* **AIM OF THE TASK**
Leaving out the pictures, retype the lines from the beginning of the listing through the line containing "import plotly.graph_objects as go".

[Begin DATASET SECTION]

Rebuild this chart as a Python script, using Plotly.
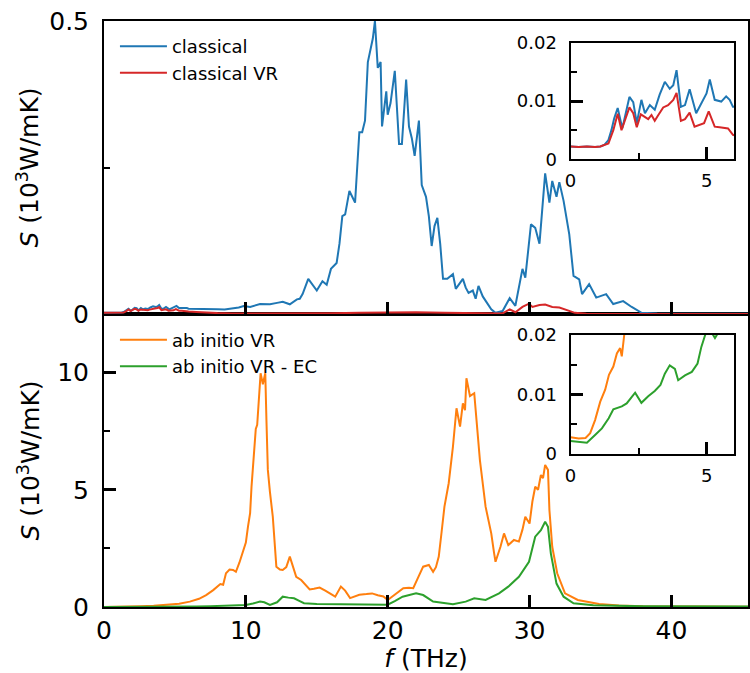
import plotly.graph_objects as go

# ---------------- data ----------------
f_classical = [0, 0.3, 0.6, 0.9, 1.1, 1.25, 1.39, 1.5, 1.6, 1.73, 1.9, 2.0, 2.16, 2.3, 2.43, 2.6, 2.73,
               2.91, 3.09, 3.27, 3.46, 3.64, 3.77, 3.89, 4.05, 4.2, 4.37, 4.61, 4.8, 4.99, 5.11, 5.29,
               5.53, 5.71, 5.84, 5.96, 6.5, 7.0, 7.5, 8.0, 8.5, 9.0, 9.5, 9.85, 10.3, 11.0, 11.7, 12.2,
               12.6, 13.1, 13.6, 13.8, 14.0, 14.4, 14.7, 15.0, 15.4, 15.7, 16.0, 16.4, 16.6, 16.8, 17.0,
               17.3, 17.5, 17.7, 17.85, 18.0, 18.2, 18.4, 18.6, 18.8, 18.95, 19.1, 19.2, 19.3, 19.5, 19.6,
               19.75, 19.9, 20.0, 20.2, 20.5, 20.65, 20.8, 21.0, 21.3, 21.5, 21.7, 21.9, 22.05, 22.2, 22.4,
               22.7, 22.9, 23.1, 23.3, 23.5, 23.7, 23.9, 24.2, 24.6, 24.8, 25.0, 25.3, 25.5, 25.7, 26.0,
               26.2, 26.4, 26.7, 27.0, 27.3, 27.6, 28.1, 28.6, 29.0, 29.5, 29.7, 30.1, 30.4, 30.7, 30.9,
               31.1, 31.4, 31.6, 31.9, 32.1, 32.4, 32.8, 33.1, 33.5, 33.7, 34.2, 34.7, 35.4, 35.9, 36.6,
               37.2, 37.9, 39.0, 42.0, 45.4]
S_classical = [0.0022, 0.0021, 0.0022, 0.0021, 0.0022, 0.0025, 0.0033, 0.0050, 0.0070, 0.0088, 0.0053,
               0.0075, 0.0107, 0.0098, 0.0062, 0.0102, 0.0079, 0.0093, 0.0085, 0.0111, 0.0133, 0.0121,
               0.0127, 0.0153, 0.0090, 0.0093, 0.0120, 0.0079, 0.0096, 0.0113, 0.0137, 0.0102, 0.0099,
               0.0108, 0.0102, 0.0090, 0.009, 0.008, 0.0085, 0.008, 0.0075, 0.009, 0.011, 0.0137, 0.012,
               0.017, 0.0166, 0.019, 0.021, 0.0166, 0.025, 0.026, 0.034, 0.06, 0.05, 0.04, 0.056, 0.05,
               0.077, 0.087, 0.12, 0.167, 0.17, 0.21, 0.2, 0.19, 0.25, 0.31, 0.31, 0.33, 0.43, 0.45, 0.47,
               0.5, 0.45, 0.42, 0.43, 0.32, 0.35, 0.38, 0.34, 0.36, 0.415, 0.35, 0.29, 0.29, 0.40, 0.32,
               0.30, 0.27, 0.30, 0.33, 0.22, 0.20, 0.167, 0.116, 0.15, 0.164, 0.12, 0.06, 0.06, 0.068,
               0.043, 0.05, 0.06, 0.045, 0.036, 0.04, 0.026, 0.048, 0.03, 0.019, 0.008, 0.002, 0.005,
               0.027, 0.014, 0.077, 0.062, 0.153, 0.147, 0.12, 0.18, 0.24, 0.19, 0.227, 0.20, 0.225,
               0.193, 0.136, 0.065, 0.059, 0.034, 0.051, 0.028, 0.034, 0.017, 0.022, 0.012, 0.002,
               0.001, 0.0008, 0.0005]

f_classical_vr = [0, 0.3, 0.6, 0.9, 1.09, 1.25, 1.39, 1.57, 1.73, 1.87, 1.95, 2.16, 2.3, 2.43, 2.58,
                  2.73, 2.85, 2.97, 3.09, 3.21, 3.40, 3.58, 3.77, 3.89, 4.05, 4.2, 4.37, 4.55, 4.74, 4.9,
                  5.07, 5.29, 5.47, 5.78, 5.96, 6.5, 7.0, 8.0, 9.0, 12.0, 16.0, 18.0, 20.0, 21.0, 22.0,
                  24.0, 26.0, 27.5, 28.1, 28.6, 29.0, 29.5, 29.96, 30.2, 30.7, 31.1, 31.6, 32.1, 32.7,
                  33.2, 34.0, 45.4]
S_classical_vr = [0.0022, 0.0021, 0.0022, 0.0021, 0.0022, 0.0024, 0.0027, 0.0050, 0.0078, 0.0050,
                  0.0060, 0.0089, 0.0079, 0.0055, 0.0077, 0.0073, 0.0069, 0.0076, 0.0066, 0.0075,
                  0.0089, 0.0093, 0.0102, 0.0114, 0.0066, 0.0069, 0.0080, 0.0056, 0.0059, 0.0062,
                  0.0082, 0.0056, 0.0055, 0.0053, 0.0042, 0.0035, 0.0025, 0.0015, 0.001, 0.0008,
                  0.0012, 0.002, 0.003, 0.0035, 0.003, 0.002, 0.0015, 0.001, 0.001, 0.008, 0.003,
                  0.012, 0.0177, 0.012, 0.0154, 0.016, 0.012, 0.011, 0.0065, 0.002, 0.0005, 0.0002]

f_abinitio_vr = [0, 0.3, 0.55, 0.72, 0.9, 1.09, 1.27, 1.41, 1.57, 1.70, 1.82, 1.88, 1.97, 2.2, 2.6,
                 3.5, 4.4, 5.3, 6.05, 6.7, 7.2, 7.45, 7.7, 8.2, 8.4, 8.6, 8.85, 9.1, 9.3, 9.55, 9.8, 10.0,
                 10.15, 10.3, 10.4, 10.6, 10.7, 10.8, 10.9, 11.04, 11.2, 11.37, 11.45, 11.55, 11.7,
                 11.9, 12.15, 12.4, 12.6, 12.85, 13.1, 13.3, 13.55, 13.9, 14.2, 14.5, 14.8, 15.2, 15.6,
                 16.1, 16.3, 16.7, 17.0, 17.35, 17.7, 18.0, 18.5, 18.9, 19.3, 19.7, 20.0, 20.3, 20.7,
                 21.1, 21.5, 21.8, 22.1, 22.5, 22.9, 23.2, 23.4, 23.6, 23.8, 24.0, 24.3, 24.6, 24.85,
                 25.1, 25.3, 25.45, 25.55, 25.8, 26.1, 26.3, 26.5, 26.9, 27.3, 27.5, 27.6, 27.95, 28.2,
                 28.5, 28.9, 29.25, 29.5, 29.7, 30.0, 30.2, 30.4, 30.6, 30.8, 30.95, 31.1, 31.3, 31.4,
                 31.6, 31.95, 32.5, 33.4, 34.9, 36.3, 38.0, 41.0, 45.4]
S_abinitio_vr = [0.0028, 0.0026, 0.0027, 0.0035, 0.0057, 0.0088, 0.0108, 0.0133, 0.0147, 0.0169,
                 0.0178, 0.0164, 0.0200, 0.023, 0.03, 0.05, 0.085, 0.14, 0.23, 0.35, 0.51, 0.6, 0.72, 0.98,
                 0.95, 1.44, 1.6, 1.58, 1.5, 1.9, 2.43, 2.75, 3.43, 4.0, 5.13, 6.98, 7.6, 7.77, 8.8,
                 9.97, 9.5, 9.97, 8.0, 5.85, 4.9, 3.85, 1.72, 1.6, 1.58, 1.7, 2.15, 1.8, 1.29, 1.15,
                 0.95, 0.75, 0.78, 0.83, 0.7, 0.52, 0.44, 0.87, 0.7, 0.38, 0.45, 0.52, 0.55, 0.58, 0.5,
                 0.45, 0.3, 0.44, 0.6, 0.8, 0.82, 0.8, 1.2, 1.72, 1.79, 1.5, 1.7, 2.15, 3.2, 4.28, 5.28,
                 6.84, 8.48, 7.7, 8.69, 8.4, 9.76, 9.0, 9.12, 7.7, 6.27, 4.28, 3.14, 2.3, 1.93, 2.57,
                 3.14, 2.64, 2.86, 2.79, 3.3, 3.85, 3.56, 4.5, 5.13, 5.0, 5.63, 5.5, 6.06, 5.85, 4.14,
                 2.57, 1.44, 0.58, 0.3, 0.13, 0.06, 0.03, 0.02, 0.01]

f_abinitio_vr_ec = [0, 0.3, 0.6, 0.9, 1.15, 1.4, 1.57, 1.88, 2.06, 2.37, 2.6, 2.85, 3.09, 3.3, 3.46,
                    3.64, 3.83, 3.95, 4.2, 4.45, 4.66, 4.8, 4.94, 5.1, 5.3, 5.5, 5.7, 6.5, 7.5, 8.5,
                    9.3, 10.0, 10.5, 11.0, 11.3, 11.7, 12.2, 12.6, 13.0, 13.4, 13.8, 14.1, 15.0, 16.4,
                    17.3, 18.3, 19.2, 20.0, 20.5, 21.05, 22.0, 22.5, 23.2, 24.6, 25.5, 26.1, 26.9,
                    27.85, 28.5, 29.25, 29.96, 30.4, 30.8, 31.1, 31.3, 31.5, 31.9, 32.4, 33.1, 34.5,
                    38.0, 45.4]
S_abinitio_vr_ec = [0.0022, 0.0020, 0.0019, 0.0032, 0.0043, 0.0060, 0.0075, 0.0080, 0.0085, 0.0103,
                    0.0086, 0.0097, 0.0106, 0.0116, 0.0135, 0.0149, 0.0143, 0.0124, 0.0132, 0.0138,
                    0.0152, 0.0180, 0.0200, 0.021, 0.0195, 0.021, 0.022, 0.025, 0.035, 0.05, 0.065,
                    0.085, 0.15, 0.23, 0.2, 0.09, 0.2, 0.44, 0.4, 0.37, 0.25, 0.16, 0.13, 0.12, 0.1,
                    0.09, 0.09, 0.1, 0.25, 0.44, 0.58, 0.51, 0.23, 0.12, 0.23, 0.37, 0.3, 0.58, 0.87,
                    1.29, 1.93, 3.0, 3.28, 3.64, 3.42, 2.29, 1.0, 0.44, 0.16, 0.07, 0.03, 0.02]

names = ["classical", "classical VR", "ab initio VR", "ab initio VR - EC"]
colors = ["#1f77b4", "#d62728", "#ff7f0e", "#2ca02c"]

# ---------------- figure ----------------
W, H = 750, 673
ML, MR, MT, MB = 104, 0, 21, 66
FONT = "DejaVu Sans"

fig = go.Figure()

series_top = [(f_classical, S_classical), (f_classical_vr, S_classical_vr)]
series_bot = [(f_abinitio_vr, S_abinitio_vr), (f_abinitio_vr_ec, S_abinitio_vr_ec)]

for i, (fx, sy) in enumerate(series_top):
    fig.add_trace(go.Scatter(x=fx, y=sy, mode="lines", name=names[i],
                             line=dict(color=colors[i], width=2), xaxis="x2", yaxis="y2",
                             legend="legend"))
for i, (fx, sy) in enumerate(series_bot):
    fig.add_trace(go.Scatter(x=fx, y=sy, mode="lines", name=names[i + 2],
                             line=dict(color=colors[i + 2], width=2), xaxis="x", yaxis="y",
                             legend="legend2"))
for i, (fx, sy) in enumerate(series_top):
    fig.add_trace(go.Scatter(x=fx, y=sy, mode="lines", showlegend=False,
                             line=dict(color=colors[i], width=2), xaxis="x3", yaxis="y3"))
for i, (fx, sy) in enumerate(series_bot):
    fig.add_trace(go.Scatter(x=fx, y=sy, mode="lines", showlegend=False,
                             line=dict(color=colors[i + 2], width=2), xaxis="x4", yaxis="y4"))

pw = W - ML - MR
ph = H - MT - MB


def axstyle(size, **kw):
    d = dict(showline=True, linecolor="black", linewidth=2, mirror=True, ticks="inside",
             ticklen=12, tickwidth=2.5, tickcolor="black", showgrid=False, zeroline=False,
             tickfont=dict(family=FONT, size=size, color="black"))
    d.update(kw)
    return d


minor_style = dict(ticks="inside", ticklen=6, tickwidth=1.5, tickcolor="black", showgrid=False)

ytitle = "<i>S</i> (10<sup>3</sup>W/mK)"

# inset domains (pixels -> fractions)
ix0, ix1 = (572 - ML) / pw, (736 - ML) / pw
by = H - MB
top_in = ((by - 159.3) / ph, (by - 42.7) / ph)
bot_in = ((by - 454) / ph, (by - 335) / ph)

fig.update_layout(
    width=W, height=H,
    margin=dict(l=ML, r=MR, t=MT, b=MB, pad=0),
    paper_bgcolor="white", plot_bgcolor="white",
    font=dict(family=FONT, color="black"),
    xaxis=axstyle(25, domain=[0, 1], anchor="y", range=[0, 45.4], dtick=10, tick0=0,
                  title=dict(text="<i>f</i> (THz)", font=dict(family=FONT, size=25), standoff=4)),
    yaxis=axstyle(25, domain=[0, 0.5], anchor="x", range=[0, 12.5], dtick=5, tick0=0,
                  minor=dict(dtick=2.5, **minor_style), ticklabelstandoff=8,
                  title=dict(text=ytitle, font=dict(family=FONT, size=25), standoff=10)),
    xaxis2=axstyle(25, domain=[0, 1], anchor="y2", matches="x", range=[0, 45.4], dtick=10,
                   tick0=0, showticklabels=False),
    yaxis2=axstyle(25, domain=[0.5, 1], anchor="x2", range=[0, 0.5], dtick=0.5, tick0=0,
                   minor=dict(dtick=0.25, **minor_style), ticklabelstandoff=8,
                   title=dict(text=ytitle, font=dict(family=FONT, size=25), standoff=3)),
    xaxis3=axstyle(18, domain=[ix0, ix1], anchor="y3", range=[0, 6], tickvals=[0, 5],
                   minor=dict(tickvals=[2.5], **minor_style), ticklabelstandoff=4),
    yaxis3=axstyle(18, domain=list(top_in), anchor="x3", range=[0, 0.02], dtick=0.01, tick0=0,
                   minor=dict(dtick=0.005, **minor_style), ticklabelstandoff=8),
    xaxis4=axstyle(18, domain=[ix0, ix1], anchor="y4", range=[0, 6], tickvals=[0, 5],
                   minor=dict(tickvals=[2.5], **minor_style), ticklabelstandoff=4),
    yaxis4=axstyle(18, domain=list(bot_in), anchor="x4", range=[0, 0.02], dtick=0.01, tick0=0,
                   minor=dict(dtick=0.005, **minor_style), ticklabelstandoff=8),
    legend=dict(x=0.017, y=0.988, xanchor="left", yanchor="top", bgcolor="rgba(0,0,0,0)",
                font=dict(family=FONT, size=18, color="black"), itemwidth=47),
    legend2=dict(x=0.017, y=0.487, xanchor="left", yanchor="top", bgcolor="rgba(0,0,0,0)",
                 font=dict(family=FONT, size=18, color="black"), itemwidth=47),
    showlegend=True,
)

fig.write_html("out.html")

[End DATASET SECTION]

* **SOLUTION**
Rebuild this chart as a Python script, using Plotly.
import plotly.graph_objects as go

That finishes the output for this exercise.